O grande ponto, então, de um audiobook é transformar uma atividade ativa que é a leitura, em atividade passiva. Não ouvir dá mais trabalho que simplesmente ouvir. Não ouvir dá trabalho igual ler. E velho, na boa? Enquanto há motivos reais e válidos pra essa escolha, a maior e mais comum é simplesmente preguiça. Preguiça de abrir livro, de ligar ebook reader, de pegar um jornal. Preguiça de botar óculos, de acender luz, de andar até a estante. Dar play e pause no tablet é muito mais fácil, cômodo e (Atualmente) está muito mais próximo da sua mão.

Eu sou preguiçoso pra caralho, eu entendendo, mas preguiça de ler não é uma que eu compartilho. Especialmente porque significa que, invariavelmente, haverão filtros entre a obra original e eu. Não é em primeira mão, e se for pra ser assim eu posso muito bem pedir pra alguém ler pra mim, posso assistir vídeo na internet explicando o livro e posso ler resumo na Wikipédia. Já que não vai ser a mesma coisa, sendo que a “mesma coisa” tá disponível normalmente, a preocupação com proximidade vai embora.

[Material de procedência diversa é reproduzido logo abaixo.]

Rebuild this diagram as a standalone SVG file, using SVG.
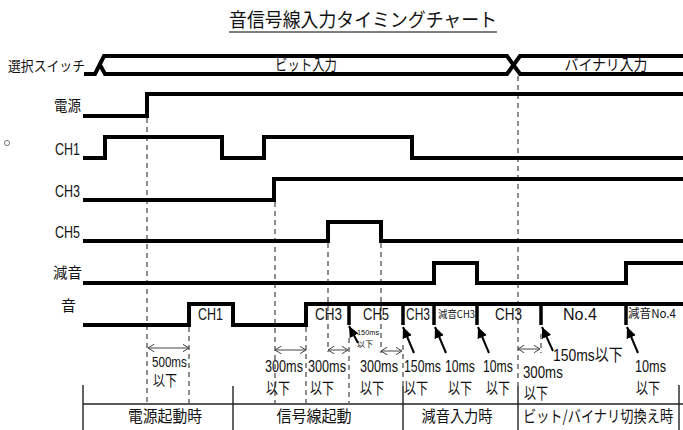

Não tem nada de errado em achar um meio termo, e é isso que os audiobooks fazem: Te dão a oportunidade de aproveitar uma obra, ainda que com perdas, em nome da facilidade, do conforto, do multitasking. Pra mim essa balança vai sempre pesar pro lado do original, mas se ela pesa pro outro lado pra ti, ótimo. Melhor ter o conteúdo que não ter, principalmente quando estamos falando em realmente não tê-lo de todo. Só saiba que o livro que você ouviu não é o mesmo livro que você leria.